Al presidente Santos se le ha puesto cuesta arriba su gestión de gobierno con un par de hechos ocurridos en los últimos días que le plantearán un reordenamiento de sus prioridades políticas en lo interno.

El primero es la decisión de la Corte Constitucional que, de un plumazo, eliminó la “vía rápida” a que aspiraba el gobierno para que el proceso de paz pactada con los narcoterroristas se materialice con prontitud. Esta corte que hace unos meses calificaba de “fin imperioso” la instrumentación de la paz ahora dicta una sentencia que, palabras más, palabras menos, pone el proceso de implementación a funcionar en cámara lenta, lo que a todas luces no es conveniente para quienes ejercen el poder y que fueron los artífices de los acuerdos de La Habana.

Esta decisión de la corte ha levantado una polvareda enorme entre los grupos políticos que están a favor y quienes están en contra de un acuerdo de paz que ya sabemos que no recibió el aval nacional en el plebiscito convocado a este fin. Pero si bien las facciones políticas han manifestado con pasión sus posiciones frente al frenazo impuesto por la corte, son las FARC las que han reaccionado más contundentemente ante el fallo de la corte. Estas, luego de emitir un comunicado rechazando la sentencia, se han declarado en asamblea permanente en todo el país y han afirmado que la decisión siembra una alta dosis de incertidumbre, justo cuando se acerca el momento de la dejación de armas.

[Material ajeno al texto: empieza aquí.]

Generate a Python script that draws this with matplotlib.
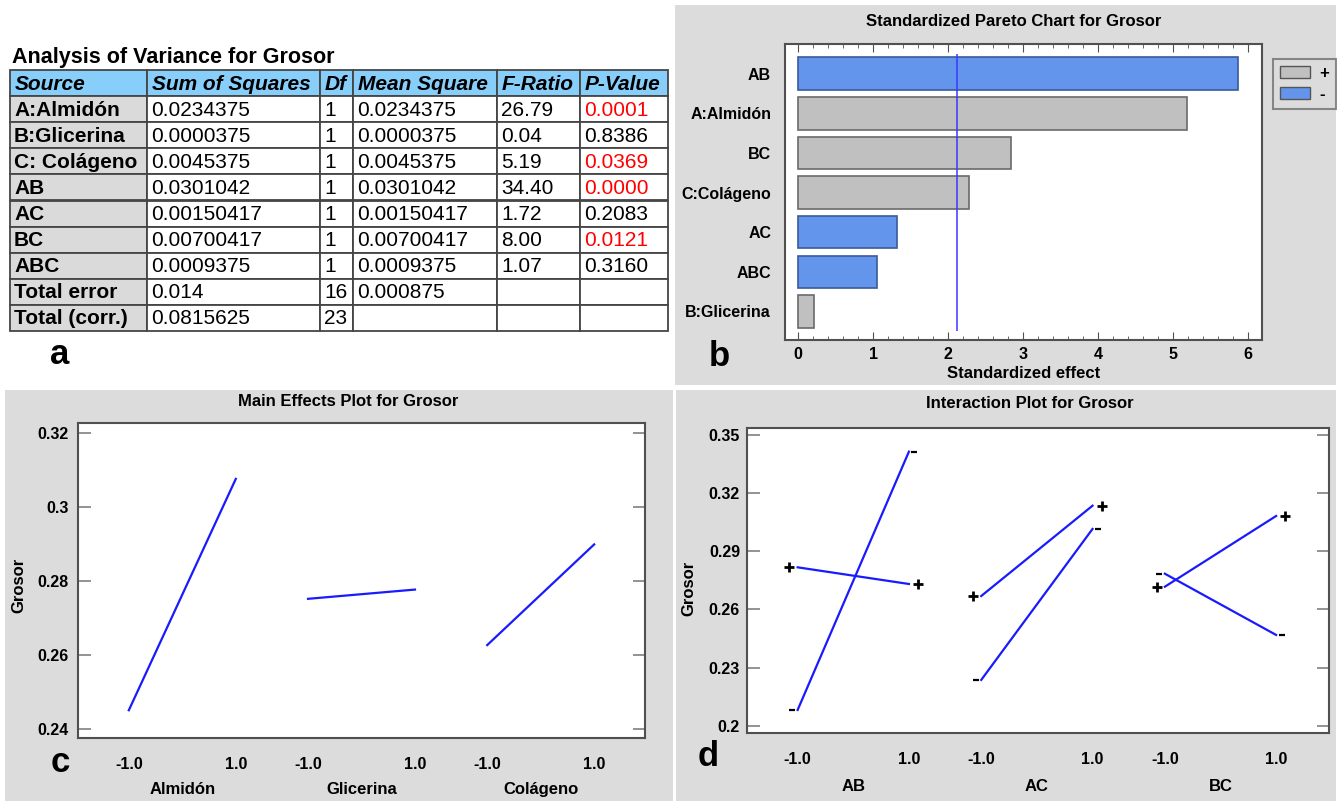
import numpy as np
import matplotlib.pyplot as plt
from matplotlib.patches import Rectangle, Patch
from matplotlib.ticker import MultipleLocator, FormatStrFormatter
from matplotlib.transforms import ScaledTranslation

plt.rcParams['font.family'] = ['Liberation Sans', 'DejaVu Sans']
plt.rcParams['font.weight'] = 'bold'

# ---- data ----
# (a) ANOVA table
anova_cols = ["Source", "Sum of Squares", "Df", "Mean Square", "F-Ratio", "P-Value"]
sources = ["A:Almidón", "B:Glicerina", "C: Colágeno", "AB", "AC", "BC", "ABC",
           "Total error", "Total (corr.)"]
sum_sq = ["0.0234375", "0.0000375", "0.0045375", "0.0301042", "0.00150417",
          "0.00700417", "0.0009375", "0.014", "0.0815625"]
dfs = ["1", "1", "1", "1", "1", "1", "1", "16", "23"]
mean_sq = ["0.0234375", "0.0000375", "0.0045375", "0.0301042", "0.00150417",
           "0.00700417", "0.0009375", "0.000875", ""]
f_ratio = ["26.79", "0.04", "5.19", "34.40", "1.72", "8.00", "1.07", "", ""]
p_value = ["0.0001", "0.8386", "0.0369", "0.0000", "0.2083", "0.0121", "0.3160", "", ""]

# (b) Pareto chart
pareto_labels = ["AB", "A:Almidón", "BC", "C:Colágeno", "AC", "ABC", "B:Glicerina"]
pareto_effects = [5.87, 5.19, 2.84, 2.28, 1.32, 1.05, 0.21]
pareto_signs = ["-", "+", "+", "+", "-", "-", "+"]
critical = 2.12

# (c) main effects
factors = ["Almidón", "Glicerina", "Colágeno"]
levels = [-1.0, 1.0]
main_low = [0.2451, 0.2752, 0.2627]
main_high = [0.3076, 0.2777, 0.2899]
main_yticks = [0.24, 0.26, 0.28, 0.30, 0.32]

# (d) interactions
pairs = ["AB", "AC", "BC"]
plus_low = [0.2817, 0.2669, 0.2717]
plus_high = [0.2731, 0.3135, 0.3082]
minus_low = [0.2081, 0.2236, 0.2784]
minus_high = [0.3414, 0.3015, 0.2468]
inter_yticks = [0.20, 0.23, 0.26, 0.29, 0.32, 0.35]

# ---- figure ----
W, H = 1337, 801
fig = plt.figure(figsize=(W / 100, H / 100), dpi=100)
bg = fig.add_axes([0, 0, 1, 1])
bg.set_xlim(0, W)
bg.set_ylim(H, 0)
bg.axis('off')

def rect(x0, y0, x1, y1):
    return [x0 / W, 1 - y1 / H, (x1 - x0) / W, (y1 - y0) / H]

panel_gray = '#dcdcdc'
blue_line = '#1a1aff'
for x0, y0, x1, y1 in [(675, 5, 1336, 385), (5, 390, 673, 801), (676, 390, 1336, 801)]:
    bg.add_patch(Rectangle((x0, y0), x1 - x0, y1 - y0, facecolor=panel_gray, edgecolor='none'))

# ---- (a) table ----
col_x = [10, 147, 320, 353, 497, 580, 668]
row_y = np.linspace(70, 331, 11)
columns = [sources, sum_sq, dfs, mean_sq, f_ratio, p_value]
bg.text(12, 58, "Analysis of Variance for Grosor", fontsize=15.5, fontweight='bold', va='center')
for r in range(len(row_y) - 1):
    for c in range(len(col_x) - 1):
        if r == 0:
            fc = '#87cefa'
        elif c == 0:
            fc = '#dadada'
        else:
            fc = 'white'
        bg.add_patch(Rectangle((col_x[c], row_y[r]), col_x[c + 1] - col_x[c], row_y[r + 1] - row_y[r],
                               facecolor=fc, edgecolor='#454545', lw=1.3))
        yc = (row_y[r] + row_y[r + 1]) / 2
        if r == 0:
            bg.text(col_x[c] + 5, yc + 1, anova_cols[c], fontsize=15, fontweight='bold',
                    fontstyle='italic', va='center')
        else:
            s = columns[c][r - 1]
            color = 'black'
            if c == 5 and s and float(s) < 0.05:
                color = '#ff0000'
            bg.text(col_x[c] + 4, yc + 1, s, fontsize=15, va='center', color=color,
                    fontweight='bold' if c == 0 else 'normal')

# ---- (b) Pareto ----
ax_b = fig.add_axes(rect(785, 44, 1262, 340))
ypos = np.arange(len(pareto_labels))
bar_colors = ['#c0c0c0' if s == '+' else '#6495ed' for s in pareto_signs]
bar_edges = ['#6a6a6a' if s == '+' else '#3a5a9a' for s in pareto_signs]
ax_b.barh(ypos, pareto_effects, height=0.82, color=bar_colors, edgecolor=bar_edges, linewidth=1.2)
ax_b.vlines(critical, -0.5, 6.5, color='#3a3aff', lw=1.3, alpha=0.85)
ax_b.set_xlim(-0.175, 6.19)
ax_b.set_ylim(6.72, -0.75)
ax_b.set_yticks(ypos, pareto_labels, fontsize=11.5, fontweight='bold')
ax_b.tick_params(axis='y', length=0, pad=10)
ax_b.xaxis.set_major_locator(MultipleLocator(1))
ax_b.xaxis.set_minor_locator(MultipleLocator(0.2))
ax_b.tick_params(axis='x', which='both', direction='in', top=True, bottom=True,
                 labelsize=11.5, pad=5, color='#505050')
ax_b.tick_params(axis='x', which='major', length=6)
ax_b.tick_params(axis='x', which='minor', length=3)
for sp in ax_b.spines.values():
    sp.set_color('#505050')
    sp.set_linewidth(1.5)
bg.text(1014, 21, "Standardized Pareto Chart for Grosor", fontsize=12, fontweight='bold',
        ha='center', va='center')
bg.text(1024, 373, "Standardized effect", fontsize=12, fontweight='bold', ha='center', va='center')
leg = fig.legend([Patch(facecolor='#c0c0c0', edgecolor='#555555'),
                  Patch(facecolor='#6495ed', edgecolor='#555555')], ['+', '-'],
                 loc='upper left', bbox_to_anchor=(1273 / W, 1 - 59 / H), fontsize=12,
                 handlelength=1.8, handleheight=0.8, handletextpad=0.6, borderpad=0.4,
                 labelspacing=0.35, borderaxespad=0, fancybox=False)
leg.get_frame().set_facecolor(panel_gray)
leg.get_frame().set_edgecolor('#707070')
leg.get_frame().set_linewidth(1.5)

# ---- (c) main effects ----
ax_c = fig.add_axes(rect(78, 423, 645, 738))
step_c = 3.35
xt_c, xl_c = [], []
for i, f in enumerate(factors):
    xs = i * step_c + np.array(levels)
    ax_c.plot(xs, [main_low[i], main_high[i]], color=blue_line, lw=1.6)
    xt_c += list(xs)
    xl_c += ['%.1f' % lv for lv in levels]
    ax_c.text(i * step_c, -0.165, f, transform=ax_c.get_xaxis_transform(), ha='center',
              va='center', fontsize=12, fontweight='bold')
ax_c.set_xlim(-1.95, 2 * step_c + 1.95)
ax_c.set_ylim(0.2376, 0.3227)
ax_c.set_xticks(xt_c, xl_c)
ax_c.set_yticks(main_yticks)
ax_c.yaxis.set_major_formatter(FormatStrFormatter('%g'))
ax_c.tick_params(axis='x', length=0, pad=14, labelsize=11.5)
ax_c.tick_params(axis='y', direction='in', left=True, right=True, length=9, width=1.3,
                 color='#8a8a8a', pad=7, labelsize=11.5)
for sp in ax_c.spines.values():
    sp.set_color('#505050')
    sp.set_linewidth(1.5)
bg.text(348, 401, "Main Effects Plot for Grosor", fontsize=12, fontweight='bold',
        ha='center', va='center')
bg.text(19, 585, "Grosor", rotation=90, fontsize=12, fontweight='bold', ha='center', va='center')

# ---- (d) interactions ----
ax_d = fig.add_axes(rect(747, 428, 1329, 733))
step_d = 3.3
xt_d, xl_d = [], []

def mark(ax, x, y, sym, dx):
    tr = ax.transData + ScaledTranslation(dx / 72, 0, fig.dpi_scale_trans)
    if sym == '+':
        ax.plot(x, y, marker='+', ms=7, mew=2, color='black', transform=tr, clip_on=False)
    else:
        ax.plot(x, y, marker='_', ms=4.5, mew=1.6, color='black', transform=tr, clip_on=False)

for i, p in enumerate(pairs):
    xs = i * step_d + np.array(levels)
    ax_d.plot(xs, [plus_low[i], plus_high[i]], color=blue_line, lw=1.6)
    ax_d.plot(xs, [minus_low[i], minus_high[i]], color=blue_line, lw=1.6)
    mark(ax_d, xs[0], plus_low[i], '+', -6)
    mark(ax_d, xs[1], plus_high[i], '+', 6.5)
    mark(ax_d, xs[0], minus_low[i], '-', -4)
    mark(ax_d, xs[1], minus_high[i], '-', 4)
    xt_d += list(xs)
    xl_d += ['%.1f' % lv for lv in levels]
    ax_d.text(i * step_d, -0.177, p, transform=ax_d.get_xaxis_transform(), ha='center',
              va='center', fontsize=12, fontweight='bold')
ax_d.set_xlim(-1.91, 2 * step_d + 1.95)
ax_d.set_ylim(0.1962, 0.3536)
ax_d.set_xticks(xt_d, xl_d)
ax_d.set_yticks(inter_yticks)
ax_d.yaxis.set_major_formatter(FormatStrFormatter('%g'))
ax_d.tick_params(axis='x', length=0, pad=14, labelsize=11.5)
ax_d.tick_params(axis='y', direction='in', left=True, right=True, length=9, width=1.3,
                 color='#8a8a8a', pad=5, labelsize=11.5)
for sp in ax_d.spines.values():
    sp.set_color('#505050')
    sp.set_linewidth(1.5)
bg.text(1030, 403, "Interaction Plot for Grosor", fontsize=12, fontweight='bold',
        ha='center', va='center')
bg.text(689, 588, "Grosor", rotation=90, fontsize=12, fontweight='bold', ha='center', va='center')

# panel letters
for ch, x, y in [('a', 60, 355), ('b', 719, 356), ('c', 60, 763), ('d', 708, 757)]:
    bg.text(x, y, ch, fontsize=25, fontweight='bold', ha='center', va='center')

fig.savefig('out.png', dpi=100, facecolor='white')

El chantaje de los irregulares consistente en un llamado a los poderes públicos para alcanzar la paz –su paz, valga aclararlo– no va dirigido al país en su conjunto, sino al otro lado del proceso negociador, que es el gobierno. Para cualquier observador es claro que lo que está en juego, si el proceso de implementación de los acuerdos de La Habana se torna lento, es la posibilidad de que las FARC puedan participar en las elecciones colombianas de 2018 como una fuerza política legal, lo que tendría lugar en un año. Las demoras que se puedan originar en el proceso legislativo para materializar los acuerdos pudieran ocasionar que la fuerza guerrillera no esté a tiempo para convertirse en un partido, lo que solo ocurrirá una vez que estas hayan entregado todo su material de guerra a Naciones Unidas.

El otro tema que debe atribular al presidente de Colombia es que el encuentro con Donald Trump no puede ser exhibido como un éxito para Colombia en todos sus elementos. Allí debe haber también recibido un “baldado” de agua fría, como se le llama en Colombia. Es cierto que entre los dos mandatarios hay una química positiva y algunos objetivos compartidos. Pero es también claro que el presidente de Estados Unidos puso sobre el tapete, al referirse a una colaboración futura entre las dos naciones, dos elementos en los que Estados Unidos están esperando de Colombia más de lo que esta nación está aportando.

Uno es el control del tráfico de droga hacia el resto del mundo –recordemos que Colombia hoy cuenta con 188.000 hectáreas de plantaciones destinadas a ese fin– y otra es la necesidad de una más proactiva actuación del gobierno de Santos en cuanto al desgobierno venezolano y la ausencia de democracia y de libertades del otro lado de la frontera. Quedó muy claro que Estados Unidos planteó una exigencia de reducción de la siembra y la producción de droga en Colombia, lo que requiere de un esfuerzo adicional en torno a la facilitación al narcotráfico que está teniendo lugar a través del territorio venezolano. Donald Trump hizo una inequívoca mención a estos temas en su aparición pública con su par colombiano. El presidente neogranadino esquivó el tema venezolano y no recogió el guante, pero lo que no podrá es olvidar que ello se ha vuelto parte indisoluble de la batalla antinarcóticos que está obligado a realizar en su país de cara a Estados Unidos.

Como les decía al inicio, la agenda del país vecino está mutando.